You may also choose to bring in other political information and
data. For example, since the electoral college is part of our
Constitution, any proposal to change the electoral college process would
need the support of 3/4 of the states (not 3/4
of the population). Many citizens have strong feelings on this topic.
Some are highly critical of the Electoral College for the
reason just stated, while others believe we should continue with the
Electoral College since it benefits the least populous states.
Tell students that their goal is to investigate situations in
which the Electoral College system creates unusual election results. This is a
good activity for students to work on in groups because discussions
arise naturally from the investigation. However, you may wish to collect
activity sheets from each student to assess individual understanding.
One approach is to organize students into groups of three with the
- Researcher: looks up the electoral votes for each state
- Recorder: records the data on the activity sheet and leads the group in arranging and displaying results
- Executive: makes the ultimate decisions about what to do and keeps the group on task
Display and discuss the rubric found with the How Could That Happen?

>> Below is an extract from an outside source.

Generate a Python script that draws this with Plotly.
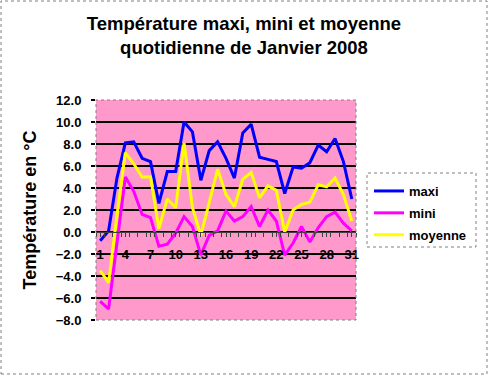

answer key before work begins. Allow students to ask questions to ensure
they understand how they will be assessed on the activity.
Distribute the How Could That Happen?
activity sheets. There are three problems included to choose from. The
first two problems, How Could I Win? and How Could I Lose?, are nearly
equivalent in difficulty. The third problem, How Could I Win and Lose?,
is more challenging and open-ended, giving you several options for differentiation among individuals and groups.
Alternatively, you could assign How Could I
Win? or How Could I Lose? to groups as a beginning activity and use How
Could I Win and Lose? as the main challenge of the lesson. Note that
this may require a second class period.
Search for the Electoral College through the National Archives And Records Administration to gather the most current electoral vote counts as well as the most up-to-date teacher resources. The activity described in this lesson can be
done with an online tool, by organizing data in a spreadsheet, or by using a calculator.
Students can use the table created in Why California? as a resource as well.
If you choose to go directly to this lesson without completing
Lesson 1, you will need to provide students with the table from the Why California? Answer Key.
There are several ways to address the question in How Could I
Win and Lose? One possibility is to let students make assumptions to
simplify the problem. Since Why California? uses population data and
the solution to the problem requires data on registered voters, allow
students to assume the same portion of the population in each state is
registered to vote, which will allow them to use the available
population data. The actual percentages vary between states, and fall
within the range of about 50% to 80% of a state's population being
registered to vote. The U.S. Census Bureau offers extensive information about the demographics of the electorate, including the number of registered voters in each state.
Leave time toward the end of class to draw students back to a
class discussion and review of the rubric requirements. Emphasize that
a level 5 answer will include all elements outlined on the activity
sheet, and remind students to focus on developing a mathematically
sound explanation despite the strong political content of the activity.
Display the shaded maps from How Could I Win? together. Then
display the maps from How Could I Lose? together, and finally, display
the maps from How Could I Win and Lose? together. Discuss the
similarities as each set of maps is put up. Ask students questions to
encourage a discussion of these similarities. For example:
- What state is always shaded for How Could I Win?
- What other states should be on the list for How Could I Win? Why?
- Which states are necessary on the list for How Could I Lose?
- Which of the three tasks requires the most states to be shaded in?
- What strategies did you use to help you find the solution to How Could I Win and Lose?
If time permits, allow students to volunteer to share some of the other results and discoveries they made during the activity.